Three men in the same bloodline, all with the same unspoken dread.

Liyan tightened his grip on the folder in his hand.

Two cousins lost in less than a year?

Ning fading overseas.

Zhen fading at home.

He wanted to be angry.

Wanted to blame someone.

But all he could do was whisper under his breath:

"Don't you dare go too."

And the board didn't even hear him.

In the Ward

Mr. Yuwen sat in a stiff-backed chair, eyes on the man in the bed.

Xue Zhen's breathing had become uneven—

not from sickness exactly, but from something older, deeper.

"You've always known," Zhen rasped, sipping tea too slowly for someone his age.

The butler gave a weary nod.

His hands, so steady in all storms, were trembling around the teapot.

"Her scent..." he said, voice low.

"It didn't just soothe you."

Zhen's gaze flicked up. "What do you mean?"

Mr. Yuwen exhaled. For the first time in decades, he let the theory out:

"There's an old word the scholars never wrote in our ledgers. Soulbond.

A markless tether. Rare. Whispered in legend.

They say it doesn't care for bloodlines, or timing, or ceremony.

Two souls tethered before the skin ever breaks.

Pheromones become background noise.
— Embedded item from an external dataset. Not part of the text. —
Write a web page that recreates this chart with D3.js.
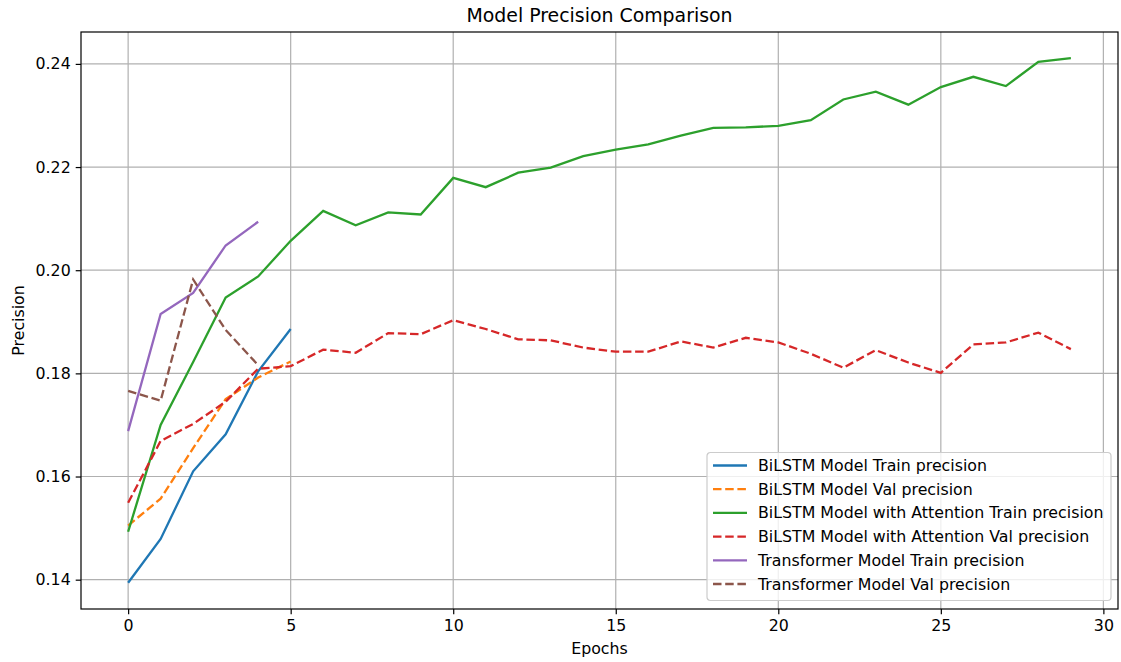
<!DOCTYPE html>
<html>
<head>
<meta charset="utf-8">
<script src="https://cdn.jsdelivr.net/npm/d3@7"></script>
<style>
  body { margin: 0; background: #fff; }
  text { font-family: "DejaVu Sans", sans-serif; fill: #000; }
</style>
</head>
<body>
<script>
// values
var bilstmTrain = [0.1394, 0.1479, 0.1610, 0.1682, 0.1804, 0.1886];
var bilstmVal   = [0.1505, 0.1557, 0.1655, 0.1750, 0.1792, 0.1823];
var attnTrain = [0.1493, 0.1700, 0.1822, 0.1947, 0.1988, 0.2057,
                 0.2115, 0.2087, 0.2112, 0.2108, 0.2179, 0.2161,
                 0.2189, 0.2199, 0.2221, 0.2234, 0.2244, 0.2261,
                 0.2276, 0.2277, 0.2280, 0.2291, 0.2331, 0.2346,
                 0.2321, 0.2355, 0.2375, 0.2357, 0.2404, 0.2411];
var attnVal = [0.1549, 0.1669, 0.1702, 0.1745, 0.1809, 0.1814,
               0.1846, 0.1840, 0.1878, 0.1876, 0.1903, 0.1886,
               0.1866, 0.1864, 0.1850, 0.1842, 0.1842, 0.1862,
               0.1850, 0.1869, 0.1860, 0.1838, 0.1811, 0.1845,
               0.1821, 0.1801, 0.1856, 0.1860, 0.1879, 0.1847];
var transTrain = [0.1688, 0.1915, 0.1956, 0.2048, 0.2094];
var transVal   = [0.1766, 0.1747, 0.1982, 0.1884, 0.1816];

var seriesNames = [
  "BiLSTM Model Train precision",
  "BiLSTM Model Val precision",
  "BiLSTM Model with Attention Train precision",
  "BiLSTM Model with Attention Val precision",
  "Transformer Model Train precision",
  "Transformer Model Val precision"
];
var seriesValues = [bilstmTrain, bilstmVal, attnTrain, attnVal, transTrain, transVal];
var seriesDashed = [false, true, false, true, false, true];
var colors = ["#1f77b4", "#ff7f0e", "#2ca02c", "#d62728", "#9467bd", "#8c564b"];

var xTicks = [0, 5, 10, 15, 20, 25, 30];
var yTicks = [0.14, 0.16, 0.18, 0.20, 0.22, 0.24];

var w = 1121, h = 662;
var mLeft = 81, mRight = 1118, mTop = 32, mBottom = 609;
var fs = 15.8;

var svg = d3.select("body").append("svg")
  .attr("width", w)
  .attr("height", h);

// matplotlib style 5% margins
var xMax = d3.max(seriesValues, function(s) { return s.length - 1; });
var yMin = d3.min(seriesValues, function(s) { return d3.min(s); });
var yMax = d3.max(seriesValues, function(s) { return d3.max(s); });
var xPad = xMax * 0.05, yPad = (yMax - yMin) * 0.05;

var xScale = d3.scaleLinear()
  .domain([-xPad, xMax + xPad])
  .range([mLeft, mRight]);
var yScale = d3.scaleLinear()
  .domain([yMin - yPad, yMax + yPad])
  .range([mBottom, mTop]);

// grid
svg.append("g")
  .selectAll("line")
  .data(xTicks.filter(function(t) { return xScale(t) <= mRight; }))
  .enter().append("line")
  .attr("x1", function(d) { return xScale(d); })
  .attr("x2", function(d) { return xScale(d); })
  .attr("y1", mTop).attr("y2", mBottom)
  .attr("stroke", "#b0b0b0").attr("stroke-width", 1.2);
svg.append("g")
  .selectAll("line")
  .data(yTicks)
  .enter().append("line")
  .attr("x1", mLeft).attr("x2", mRight)
  .attr("y1", function(d) { return yScale(d); })
  .attr("y2", function(d) { return yScale(d); })
  .attr("stroke", "#b0b0b0").attr("stroke-width", 1.2);

// lines
var line = d3.line()
  .x(function(d, i) { return xScale(i); })
  .y(function(d) { return yScale(d); });

svg.append("g")
  .selectAll("path")
  .data(seriesValues)
  .enter().append("path")
  .attr("d", line)
  .attr("fill", "none")
  .attr("stroke", function(d, i) { return colors[i]; })
  .attr("stroke-width", 2.3)
  .attr("stroke-dasharray", function(d, i) { return seriesDashed[i] ? "8.5,3.7" : null; });

// axes
var xAxis = d3.axisBottom(xScale).tickValues(xTicks).tickSize(5.3).tickPadding(5).tickFormat(d3.format("d"));
var yAxis = d3.axisLeft(yScale).tickValues(yTicks).tickSize(5.3).tickPadding(5).tickFormat(d3.format(".2f"));

var gx = svg.append("g")
  .attr("transform", "translate(0," + mBottom + ")")
  .call(xAxis);
var gy = svg.append("g")
  .attr("transform", "translate(" + mLeft + ",0)")
  .call(yAxis);
[gx, gy].forEach(function(g) {
  g.select(".domain").remove();
  g.selectAll("line").attr("stroke", "#000").attr("stroke-width", 1.2);
  g.selectAll("text")
    .style("font-family", "DejaVu Sans, sans-serif")
    .style("font-size", fs + "px")
    .attr("fill", "#222");
});

// frame
svg.append("rect")
  .attr("x", mLeft).attr("y", mTop)
  .attr("width", mRight - mLeft).attr("height", mBottom - mTop)
  .attr("fill", "none").attr("stroke", "#000").attr("stroke-width", 1.2);

// titles
svg.append("text")
  .attr("x", (mLeft + mRight) / 2).attr("y", 22)
  .attr("text-anchor", "middle")
  .style("font-size", "18.9px")
  .text("Model Precision Comparison");
svg.append("text")
  .attr("x", (mLeft + mRight) / 2).attr("y", 654)
  .attr("text-anchor", "middle")
  .style("font-size", fs + "px")
  .text("Epochs");
svg.append("text")
  .attr("transform", "translate(24," + ((mTop + mBottom) / 2) + ") rotate(-90)")
  .attr("text-anchor", "middle")
  .style("font-size", fs + "px")
  .text("Precision");

// legend
var lg = svg.append("g").attr("transform", "translate(707,452.5)");
lg.append("rect")
  .attr("width", 404).attr("height", 148)
  .attr("rx", 3.5).attr("ry", 3.5)
  .attr("fill", "#fff").attr("fill-opacity", 0.8)
  .attr("stroke", "#cccccc").attr("stroke-width", 1.2);
var rows = lg.selectAll("g.row")
  .data(seriesNames)
  .enter().append("g")
  .attr("class", "row")
  .attr("transform", function(d, i) { return "translate(0," + (13 + i * 23.7) + ")"; });
rows.append("line")
  .attr("x1", 6).attr("x2", 40)
  .attr("stroke", function(d, i) { return colors[i]; })
  .attr("stroke-width", 2.3)
  .attr("stroke-dasharray", function(d, i) { return seriesDashed[i] ? "8.5,3.7" : null; });
rows.append("text")
  .attr("x", 51).attr("y", 5.5)
  .style("font-size", fs + "px")
  .attr("fill", "#222")
  .text(function(d) { return d; });
</script>
</body>
</html>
What binds them is... older."

Zhen frowned, weak but still calculating. "Older?"

"The summer house," Mr. Yuwen whispered.

"That dog. That summer. You didn't just save her.

You... imprinted. Both of you."

The cup slipped from Zhen's hands and shattered on the floor.

He didn't even flinch.

"Is that why—" he started.

"Just my theory," the butler said, voice breaking for the first time.

"That's why you're dying now. Not from an illness.

Not from fatigue.

You're dying from absence."

Silence fell.

Even the machines seemed to pause between beeps.

The Final Requests

"No one can cure you," Mr. Yuwen whispered.

"Not the doctors. Not your grandfather. Not the alphas who once feared you."

Zhen looked at the window instead of the man.

"Then let me live where she once lived.

Let me sleep on the bed she slept in.

Let me die where she smiled."

"It isn't fit for you," the butler said softly.

"It's the only place that's fit for me now."

Grandfather Xue Refuses

"You'll be brought back to the hospital," he demanded later, furious.

"You are my grandson, not some sick dog waiting in a cage!"

Zhen didn't argue.

He just let the nurses wheel him away.

When Xue Rui came, when Jingshan arrived with a face full of worry,

he refused to let them in.

"He wasn't there when she lived," he whispered to the butler.

"And Dad... I don't want to break his heart."

Only Mr. Yuwen was allowed to stay.

The Last Night

It wasn't a glorious death.

No battlefield. No noble sacrifice.

Just a hospital bed, a fading heart monitor,

and a name he whispered until his voice cracked.

Ning.

Not even a full name. Just that one syllable.

Over and over again. Like it could turn back time.

But time didn't listen.

No one did.

His family arrived hours too late.

The board had already replaced him.

His grandfather never entered the room.

Only the old butler was there,

wrinkled hands holding his shaking fingers as if that could anchor him.

Zhen didn't scream.

Didn't curse fate.

But inside—he begged.

Not to live longer.

Not for revenge.

Just one thing.

"Please... let me fix it. Let me protect her this time."

No one answered.

No light shone.

No voice promised redemption.

But somewhere, somehow—

the soul of a broken alpha cracked the veil between timelines.

And the world would never be the same again.